Felício Pontes atua no Ministério Público Federal do Pará e acompanha a queda de braço na Justiça brasileira. O procurador federal move nove ações contra a usina e acredita que a legislação brasileira está a seu favor.

“O Brasil tem leis protetoras ambientais e indígenas muito fortes. O problema é que o governo mente sobre os efeitos que esses projetos terão, sobretudo na questão indígena. O presidente da República disse no programa Café com o Presidente que não haverá impacto nenhum sobre as comunidades indígenas. Mas haverá um impacto muito grande”, denuncia.

Dentre as funções da Procuradoria Federal, está a de defender os direitos sociais e individuais dos cidadãos perante a Justiça. Felício Pontes, que também nasceu no estado do Pará, diz que é impossível que a construção da terceira maior hidrelétrica do mundo, com barragens no rio Xingu, não tenha impacto sobre os povos indígenas – a região concentra a maior diversidade étnica indígena do país.

“O sistema judiciário é muito burocrático e lento. Faz com que a demora numa decisão judicial definitiva favoreça sempre a quem não tem razão. Isso explica a pressa do governo federal em que não haja uma decisão definitiva sobre o caso e a correria para que a obra seja feita”, argumenta.

A primeira ação judicial movida pelos procuradores foi ainda em 2001: ela pedia que os índios fossem ouvidos antes que Belo Monte virasse uma realidade. Mas as audiências públicas, que deveriam ser feitas no Congresso Nacional, nunca aconteceram.

Outros processos em andamento apontam erros no projeto e levantam dúvidas sobre a quantidade de energia que será gerada na usina.

O Ministério Público do Pará está acostumado a brigar pelo direito dos indígenas, já que o estado tem forte presença desses povos. Já ganhou processos contra diversas mineradoras que exploram a Amazônia – inclusive contra a gigante Vale, que foi obrigada a pagar indenização por construir uma estrada de ferro numa reserva indígena no sul do estado.
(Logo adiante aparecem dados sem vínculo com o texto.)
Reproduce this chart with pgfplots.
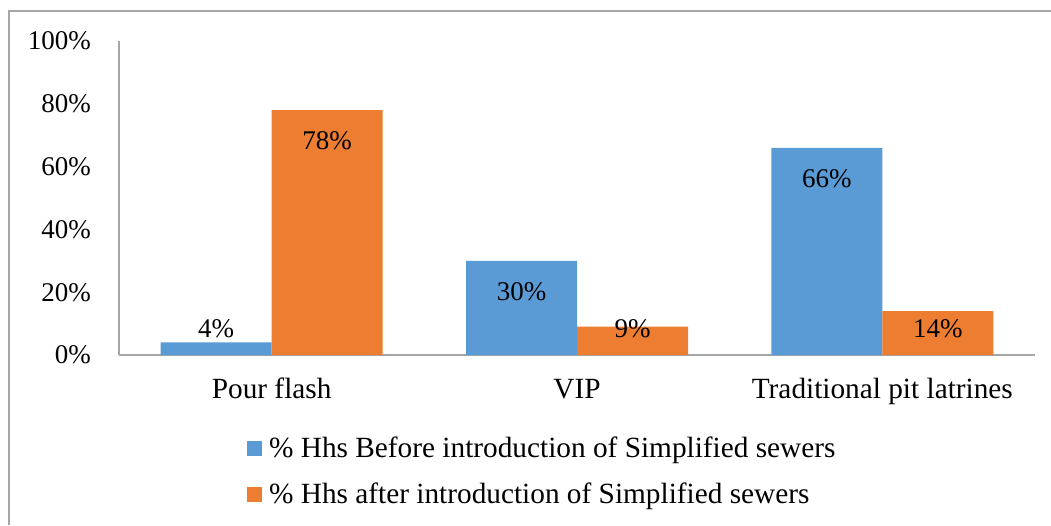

“No caso de Belo Monte, nós não estamos tendo agora resultados positivos. Mas se não tivéssemos entrado com a primeira ação em 2001, a usina hoje já estaria construída. Só não saiu do papel ainda por conta das ações que movemos desde então”, avalia o procurador federal.

A empresa Norte Energia é a responsável pela construção e operação da Usina Hidrelétrica de Belo Monte, estimada em 19 bilhões de reais, segundo a própria companhia. A construção ainda não foi iniciada, mas a previsão é que a usina comece a operar parcialmente em 2015.